After a year of bitter exchanges between Mr Erdogan and Mr Macron, the two appeared to have eased their differences as they look to tackle problems in Syria and Libya, Mr Macron's office said.

Before Monday's closed-door meeting with Mr Macron, Mr Erdogan said the two countries would "have the opportunity to discuss the positive and negative aspects of Turkish-French relations".

Last year, Ankara and Paris sparred over a host of international issues – including the conflicts in Syria, Libya and the disputed Nagorno-Karabakh region, over which Azerbaijani and Armenian forces fought last year.

These diplomatic tensions were accompanied by a personal feud between the two men.

Mr Macron previously said Turks “deserve something else” than the policies of Mr Erdogan, while Mr Erdogan suggested the French president “needed a mental health check-up”.

But it now appears the pair will attempt to work together on stabilising conflicts in Syria and Libya, with Nato hoping that Turkey will curb its adventurist approach in the Eastern Mediterranean.

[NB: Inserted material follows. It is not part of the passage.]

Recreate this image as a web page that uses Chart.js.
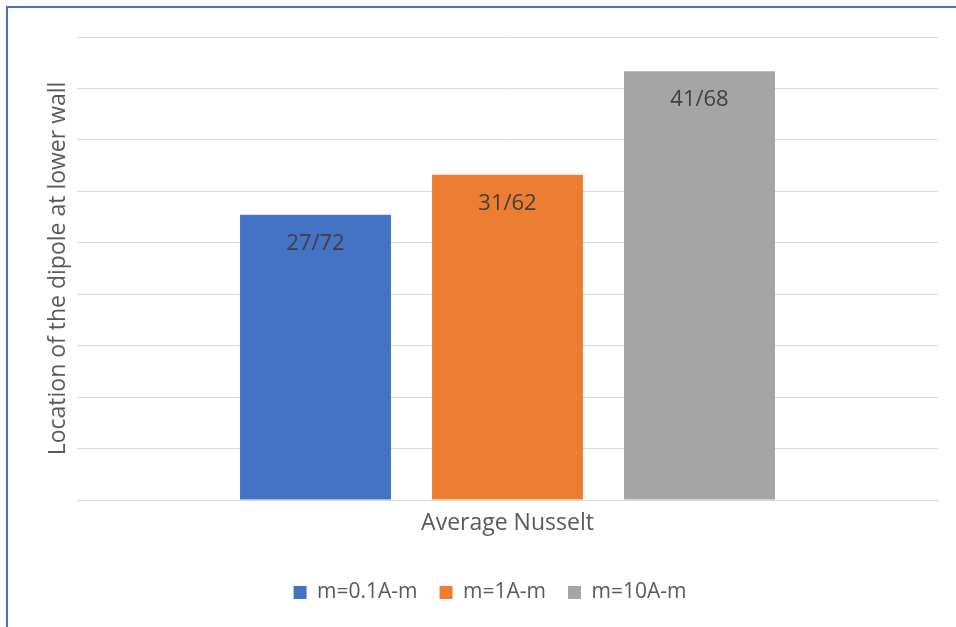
<!DOCTYPE html>
<html>
<head>
<meta charset="utf-8">
<style>
  html, body { margin: 0; padding: 0; background: #ffffff; }
  #wrap { position: relative; width: 956px; height: 627px; }
  canvas { display: block; }
</style>
<script src="https://cdn.jsdelivr.net/npm/chart.js@4/dist/chart.umd.min.js"></script>
</head>
<body>
<div id="wrap"><canvas id="chart" width="956" height="627"></canvas></div>
<script>
// Category and series
const categories = ['Average Nusselt'];
const seriesNames = ['m=0.1A-m', 'm=1A-m', 'm=10A-m'];
const seriesValues = [[27.72], [31.62], [41.68]];
const seriesColors = ['#4472C4', '#ED7D31', '#A5A5A5'];
const yTitle = 'Location of the dipole at lower wall';

const FONT = "'Open Sans', 'DejaVu Sans', sans-serif";

// value labels use "/" as the decimal separator
function fmt(v) {
  return v.toFixed(2).replace('.', '/');
}

// frame lines along the top and left edge of the chart box
const framePlugin = {
  id: 'frame',
  beforeDraw(chart) {
    const ctx = chart.ctx;
    ctx.save();
    ctx.fillStyle = '#ffffff';
    ctx.fillRect(0, 0, chart.width, chart.height);
    ctx.strokeStyle = '#4472C4';
    ctx.lineWidth = 2;
    ctx.beginPath();
    ctx.moveTo(7, chart.height);
    ctx.lineTo(7, 7);
    ctx.lineTo(chart.width, 7);
    ctx.stroke();
    ctx.restore();
  }
};

// value text inside the top of each bar
const valueLabels = {
  id: 'valueLabels',
  afterDatasetsDraw(chart) {
    const ctx = chart.ctx;
    ctx.save();
    ctx.font = '22px ' + FONT;
    ctx.fillStyle = '#404040';
    ctx.textAlign = 'center';
    ctx.textBaseline = 'middle';
    chart.data.datasets.forEach((ds, i) => {
      const meta = chart.getDatasetMeta(i);
      meta.data.forEach((bar, j) => {
        ctx.fillText(fmt(ds.data[j]), bar.x, bar.y + 29);
      });
    });
    ctx.restore();
  }
};

const datasets = seriesNames.map((name, i) => ({
  label: name,
  data: seriesValues[i],
  backgroundColor: seriesColors[i],
  borderWidth: 0,
  categoryPercentage: 0.669,
  barPercentage: 0.786
}));

new Chart(document.getElementById('chart'), {
  type: 'bar',
  data: { labels: categories, datasets },
  plugins: [framePlugin, valueLabels],
  options: {
    responsive: false,
    animation: false,
    layout: { padding: { left: 42, right: 18, top: 37, bottom: 14 } },
    plugins: {
      legend: {
        position: 'bottom',
        labels: {
          font: { family: FONT, size: 21 },
          color: '#595959',
          boxWidth: 13,
          boxHeight: 13,
          padding: 22
        }
      },
      tooltip: { enabled: false }
    },
    scales: {
      x: {
        grid: { display: false, drawTicks: false },
        border: { display: true, color: '#D9D9D9', width: 1 },
        ticks: { display: false },
        title: {
          display: true,
          text: categories[0],
          color: '#595959',
          font: { family: FONT, size: 23 },
          padding: { top: 0, bottom: 23 }
        },
        afterFit(s) { s.height = 60; }
      },
      y: {
        min: 0,
        max: 45,
        ticks: { display: false, stepSize: 5 },
        grid: { color: '#D9D9D9', lineWidth: 1, drawTicks: false },
        border: { display: false },
        title: {
          display: true,
          text: yTitle,
          color: '#595959',
          font: { family: FONT, size: 23 },
          padding: { top: 3, bottom: 0 }
        },
        afterFit(s) { s.width = 35; }
      }
    }
  }
});
</script>
</body>
</html>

"President Erdogan confirmed during our meeting his wish that the foreign mercenaries, the foreign militias, operating on Libyan soil leave as soon as possible," Mr Macron told a news conference afterwards.

Mr Macron also told reporters that he and Mr Erdogan have found some areas of convergence to preserve the ceasefire in Libya and meet the goal to hold elections in December in the country.

After his own meeting with Mr Erdogan, British Prime Minister Boris Johnson said he welcomed the “de-escalation of tension in the Eastern Mediterranean” after Turkey had begun exploratory gas drilling in Greek waters last year.

Mr Johnson, who previously made disparaging remarks about Mr Erdogan, also discussed a range of foreign policy issues including Syria, Libya and Afghanistan.

The Turkish leader will also meet other world leaders, including German Chancellor Angela Merkel.